I am really looking forward to Cuba, but I wont be online much while I’m there because the internet is super slow and expensive in Cuba.
Cuba is great! I’m about to post a few more things on my site about my time there over the summer, not all of it positive, albeit most, and after that I’m done. I have spent too many hours pondering that perplexing country. I definitely caught Cuba fever, and I’m super curious to know what’s been happening there since American flights have been traveling & since Fidel’s death! I left on August 1st and all I can advise is– spend lots of time in Vedado in Habana, and try to make it east for a bit! I found the cities of Guanatanamo and Bayamo to have great vibes and very welcoming people! I’d say Baracoa, as well, but call first because the hurricane hit them very hard. Get ready for some cheap and amazing rum. 🙂
Hello! I am looking into working at a school in Caracas. Do you think that payment might be a huge issue? How hard is it really to get basic things like coffee, eggs, etc? Thanks!
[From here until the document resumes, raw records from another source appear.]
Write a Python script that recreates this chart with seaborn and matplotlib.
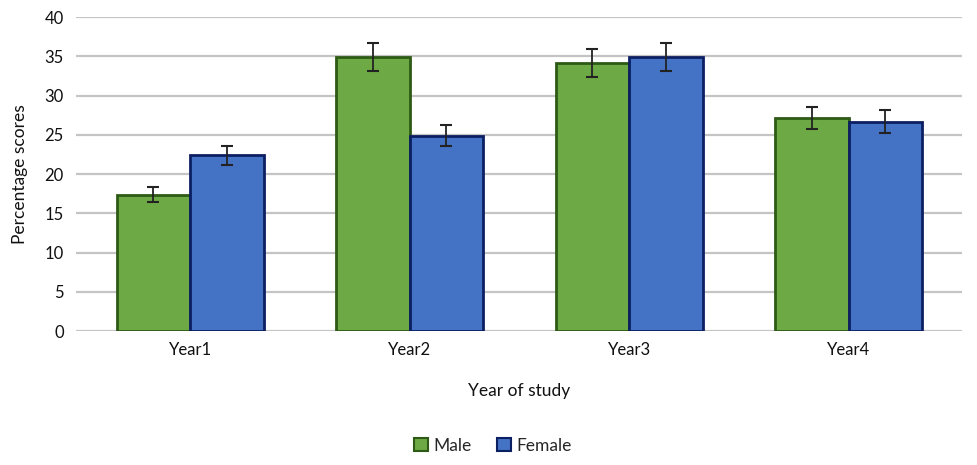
import pandas as pd
import numpy as np
import matplotlib.pyplot as plt
import seaborn as sns

# Values
years = ["Year1", "Year2", "Year3", "Year4"]
male_scores = [17.4, 34.9, 34.2, 27.1]
female_scores = [22.4, 24.9, 34.9, 26.7]
male_err = [1.0, 1.8, 1.8, 1.4]
female_err = [1.2, 1.3, 1.8, 1.5]

df = pd.DataFrame({
    "year": years * 2,
    "sex": ["Male"] * 4 + ["Female"] * 4,
    "score": male_scores + female_scores,
    "err": male_err + female_err,
})

sns.set_theme(style="white")
plt.rcParams["font.family"] = ["Lato", "DejaVu Sans"]

fig = plt.figure(figsize=(9.78, 4.65), dpi=100)
ax = fig.add_axes([0.078, 0.288, 0.906, 0.675])

palette = {"Male": "#6DA945", "Female": "#4472C4"}
edges = {"Male": "#2d5a14", "Female": "#0c1f63"}

sns.barplot(data=df, x="year", y="score", hue="sex", hue_order=["Male", "Female"],
            palette=palette, saturation=1, errorbar=None, width=0.67, gap=0, ax=ax,
            linewidth=2, zorder=3)

# colour the bar outlines and add error bars at each bar centre
for container, sex in zip(ax.containers, ["Male", "Female"]):
    sub = df[df["sex"] == sex]
    xs = []
    for patch in container:
        patch.set_edgecolor(edges[sex])
        xs.append(patch.get_x() + patch.get_width() / 2)
    ax.errorbar(xs, sub["score"].values, yerr=sub["err"].values, fmt="none",
                ecolor="#222222", elinewidth=1.3, capsize=4, capthick=1.5, zorder=4)

ax.set_ylim(0, 40)
ax.set_yticks(np.arange(0, 41, 5))
ax.yaxis.grid(True, color="#c4c4c4", linewidth=1.6, zorder=0)
ax.set_axisbelow(True)
for s in ax.spines.values():
    s.set_visible(False)
ax.tick_params(axis="both", length=0, labelsize=12, colors="#111111")
ax.tick_params(axis="y", pad=9)
ax.tick_params(axis="x", pad=8)

ax.set_xlabel("Year of study", fontsize=12.5, labelpad=18, color="#111111")
ax.set_ylabel("Percentage scores", fontsize=12.5, labelpad=12, color="#111111")

handles, labels = ax.get_legend_handles_labels()
for h, lab in zip(handles, labels):
    h.set_edgecolor(edges[lab])
    h.set_linewidth(1.5)
ax.legend(handles, labels, loc="upper center", bbox_to_anchor=(0.47, -0.29), ncol=2,
          frameon=False, fontsize=12.5, handlelength=0.8, handleheight=0.8,
          handletextpad=0.3, columnspacing=1.5)

fig.savefig("out.png", dpi=100)
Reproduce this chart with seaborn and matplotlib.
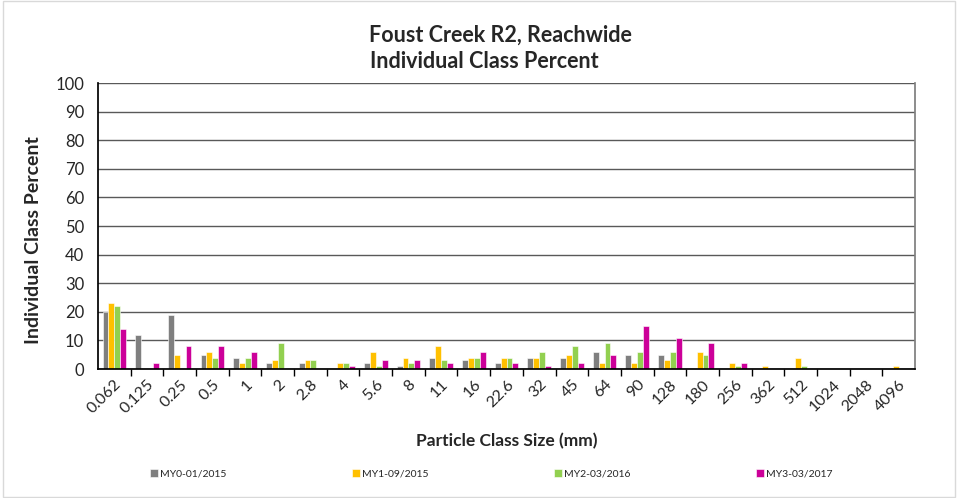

Most of the international schools here in Venezuela (from what I’ve heard through the grapevine) are now paying the majority of the salary in USD so you shouldn’t have a problem. I don’t know what it is like for teachers in Caracas in regards to finding basic staples, but my students say that they always go to Caracas when they can’t find something here in Valencia. I think you will be fine once you know where to look.